Right after the L.A. Times scoop, Murray Waas filled in another piece of the prewar propaganda puzzle. He reported in the nonpartisan National Journal that 10 days after 9/11, "President Bush was told in a highly classified briefing that the U.S. intelligence community had no evidence linking the Iraqi regime of Saddam Hussein to the attacks and that there was scant credible evidence that Iraq had any significant collaborative ties with Al Qaeda."
Rich has more examples of the lies but nothing we don't already know about.

Rich reminds us why the past is important.
No debate about the past, of course, can undo the mess that the administration made in Iraq. But the past remains important because it is a road map to both the present and the future. Leaders who dissembled then are still doing so. Indeed, they do so even in the same speeches in which they vehemently deny having misled us then - witness Mr. Bush's false claims about what prewar intelligence was seen by Congress and Mr. Cheney's effort last Monday to again conflate the terrorists of 9/11 with those "making a stand in Iraq." (Maj. Gen. Douglas Lute, director of operations for Centcom, says the Iraqi insurgency is 90 percent homegrown.) These days Mr. Bush and Mr. Cheney routinely exaggerate the readiness of Iraqi troops, much as they once inflated Saddam's W.M.D.'s.

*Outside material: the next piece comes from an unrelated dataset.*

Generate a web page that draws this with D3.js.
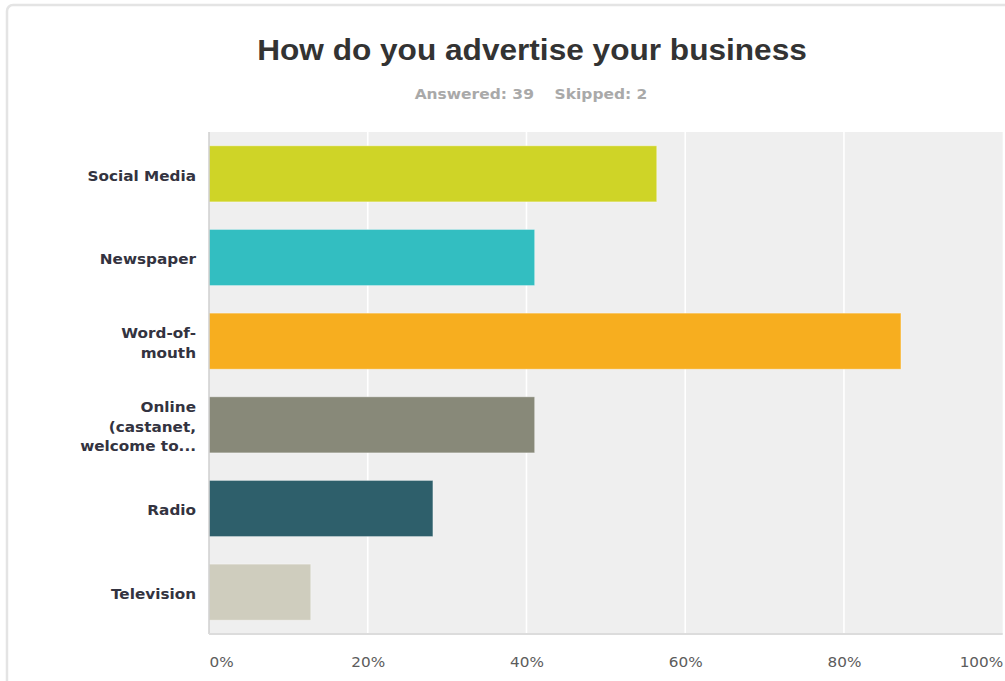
<!DOCTYPE html>
<html>
<head>
<meta charset="utf-8">
<script src="https://cdn.jsdelivr.net/npm/d3@7"></script>
<style>
  html, body { margin: 0; padding: 0; background: #fff; }
  svg { display: block; }
</style>
</head>
<body>
<svg id="chart" width="1005" height="681"></svg>
<script>
// Survey question: "How do you advertise your business" (39 answered, 2 skipped)
const categories = ["Social Media", "Newspaper", "Word-of-mouth", "Online (castanet, welcome to...", "Radio", "Television"];
const labelLines = [["Social Media"], ["Newspaper"], ["Word-of-", "mouth"], ["Online", "(castanet,", "welcome to..."], ["Radio"], ["Television"]];
const percents = [56.41, 41.03, 87.18, 41.03, 28.21, 12.82];
const colors = ["#cfd427", "#33bec1", "#f7ae1f", "#888979", "#2e5f6b", "#cfcdbe"];
const tickValues = [0, 20, 40, 60, 80, 100];
const tickLabels = ["0%", "20%", "40%", "60%", "80%", "100%"];
const title = "How do you advertise your business";
const subtitle = ["Answered: 39", "Skipped: 2"];

const svg = d3.select("#chart");
const stretch = 1.09;

// outer card border
svg.append("rect")
  .attr("x", 7).attr("y", 5)
  .attr("width", 1100).attr("height", 800)
  .attr("rx", 6)
  .attr("fill", "none")
  .attr("stroke", "#e4e4e4")
  .attr("stroke-width", 2.5);

const plot = { left: 209, right: 1002.7, top: 132, bottom: 634 };

const x = d3.scaleLinear().domain([0, 100]).range([plot.left, plot.right]);
const y = d3.scaleBand().domain(categories).range([plot.top, plot.bottom])
  .paddingInner(0.33).paddingOuter(0.165);

// helper: text widened horizontally around its anchor point
function wideText(sel, px, py) {
  return sel.attr("transform", `translate(${px},${py}) scale(${stretch},1)`);
}

// title + subtitle
wideText(svg.append("text"), 532, 60)
  .attr("text-anchor", "middle")
  .attr("font-family", "Liberation Sans, Arial, sans-serif")
  .attr("font-weight", "bold")
  .attr("font-size", 29)
  .attr("fill", "#333")
  .text(title);

const sub = wideText(svg.append("text"), 531, 99)
  .attr("text-anchor", "middle")
  .attr("font-family", "DejaVu Sans, Verdana, sans-serif")
  .attr("font-weight", "bold")
  .attr("font-size", 14.2)
  .attr("fill", "#a9a9a9");
sub.append("tspan").text(subtitle[0]);
sub.append("tspan").attr("dx", 19).text(subtitle[1]);

// plot background
svg.append("rect")
  .attr("x", plot.left).attr("y", plot.top)
  .attr("width", plot.right - plot.left)
  .attr("height", plot.bottom - plot.top)
  .attr("fill", "#efefef");

// vertical gridlines
svg.append("g")
  .selectAll("line")
  .data(tickValues.filter(v => v > 0 && v < 100))
  .join("line")
  .attr("x1", d => x(d)).attr("x2", d => x(d))
  .attr("y1", plot.top).attr("y2", plot.bottom)
  .attr("stroke", "#ffffff")
  .attr("stroke-width", 1.6);

// bars
svg.append("g")
  .selectAll("rect")
  .data(categories)
  .join("rect")
  .attr("x", x(0))
  .attr("y", d => y(d))
  .attr("width", (d, i) => x(percents[i]) - x(0))
  .attr("height", y.bandwidth())
  .attr("fill", (d, i) => colors[i])
  .attr("stroke", "rgba(255,255,255,0.35)")
  .attr("stroke-width", 1);

// axis lines
svg.append("line")
  .attr("x1", plot.left).attr("x2", plot.left)
  .attr("y1", plot.top).attr("y2", plot.bottom)
  .attr("stroke", "#cfcfcf").attr("stroke-width", 1.5);
svg.append("line")
  .attr("x1", plot.left).attr("x2", plot.right)
  .attr("y1", plot.bottom).attr("y2", plot.bottom)
  .attr("stroke", "#dcdcdc").attr("stroke-width", 2);

// x tick labels (first and last kept inside the plot edges)
const xAxis = d3.axisBottom(x)
  .tickValues(tickValues)
  .tickFormat((d, i) => tickLabels[i])
  .tickSize(0)
  .tickPadding(0);
const gx = svg.append("g")
  .attr("transform", `translate(0,${plot.bottom})`)
  .call(xAxis);
gx.select(".domain").remove();
gx.selectAll(".tick text")
  .attr("x", 0)
  .attr("y", 0)
  .attr("dy", null)
  .attr("font-family", "DejaVu Sans, Verdana, sans-serif")
  .attr("font-size", 14)
  .attr("fill", "#5c5c5c")
  .attr("text-anchor", (d, i) => i === 0 ? "start" : (i === tickValues.length - 1 ? "end" : "middle"))
  .attr("transform", `translate(0,32.5) scale(${stretch},1)`);

// category labels
const gy = svg.append("g");
categories.forEach((c, i) => {
  const lines = labelLines[i];
  const lh = 19.7;
  const cy = y(c) + y.bandwidth() / 2 + 1.2;
  const t = wideText(gy.append("text"), 196, cy - (lines.length - 1) * lh / 2)
    .attr("text-anchor", "end")
    .attr("dominant-baseline", "central")
    .attr("font-family", "DejaVu Sans, Verdana, sans-serif")
    .attr("font-weight", "bold")
    .attr("font-size", 14)
    .attr("fill", "#333340");
  lines.forEach((ln, k) => {
    t.append("tspan").attr("x", 0).attr("dy", k === 0 ? 0 : lh).text(ln);
  });
});
</script>
</body>
</html>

"We're not going to sit by and let them rewrite history," the vice president said of his critics. "We're going to continue throwing their own words back at them." But according to a Harris poll released by The Wall Street Journal last Wednesday, 64 percent of Americans now believe that the Bush administration "generally misleads the American public on current issues to achieve its own ends." That's why it's Mr. Cheney's and the president's own words that are being thrown back now - not to rewrite history but to reveal it for the first time to an angry country that has learned the hard way that it can no longer afford to be without the truth.
Americans now seek the truth and the truth is poison to Dick Cheney's lust for power. That's why they are fighting back. But as Frank Rich says, it's not working.

Sidney Blumenthal's article probably does more to clarify what's going on than anything else I have read. Dick Cheney's plans for power began with Richard Nixon. His attempts to hijack the government have all been stopped until Bush 43. He was almost there with Ronald Reagan but Nancy recognized him as the dangerous nut case he is. Scowcroft interrupted his plans during the Bush 41 administration. Bush 43 is his last chance. That's why we are seeing the vicious cornered rat behavior of the Bush administration now. Once again, it's all about Cheney. Frank Rich didn't emphasize that enough in his otherwise excellent piece.